A Path Towards Clinical Adaptation of Accelerated MRI
This work addresses practical challenges for deploying accelerated MRI in clinical settings, but it is incremental as it builds on existing deep learning methods.
The authors tackled the problem of making accelerated MRI reconstruction more clinically relevant by addressing issues like artifact detection, variable acceleration factors, multi-anatomy learning, and limited data. They achieved a 79.1% F2 score for artifact detection and up to a 2% performance improvement in clinical scans.

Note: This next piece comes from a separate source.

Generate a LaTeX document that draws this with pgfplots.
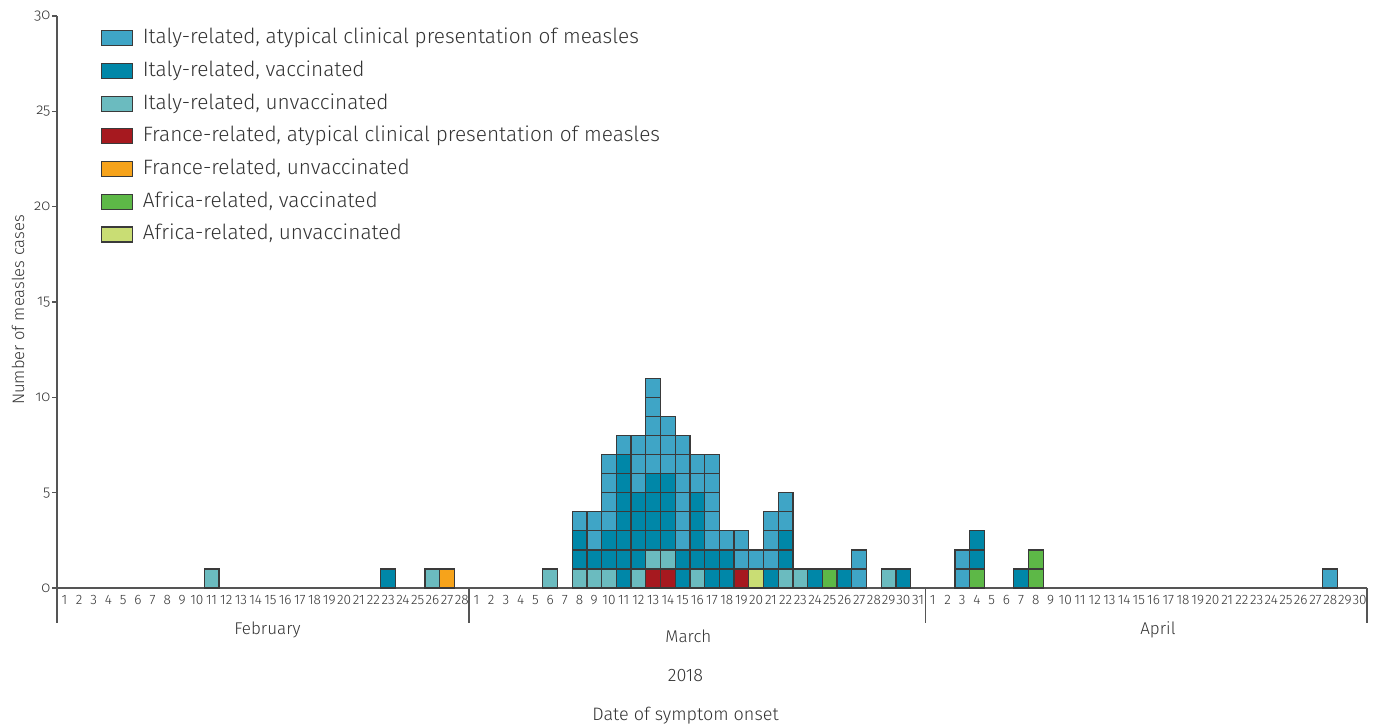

Accelerated MRI reconstructs images of clinical anatomies from sparsely sampled signal data to reduce patient scan times. While recent works have leveraged deep learning to accomplish this task, such approaches have often only been explored in simulated environments where there is no signal corruption or resource limitations. In this work, we explore augmentations to neural network MRI image reconstructors to enhance their clinical relevancy. Namely, we propose a ConvNet model for detecting sources of image artifacts that achieves a classifier $F_2$ score of 79.1%. We also demonstrate that training reconstructors on MR signal data with variable acceleration factors can improve their average performance during a clinical patient scan by up to 2%. We offer a loss function to overcome catastrophic forgetting when models learn to reconstruct MR images of multiple anatomies and orientations. Finally, we propose a method for using simulated phantom data to pre-train reconstructors in situations with limited clinically acquired datasets and compute capabilities. Our results provide a potential path forward for clinical adaptation of accelerated MRI.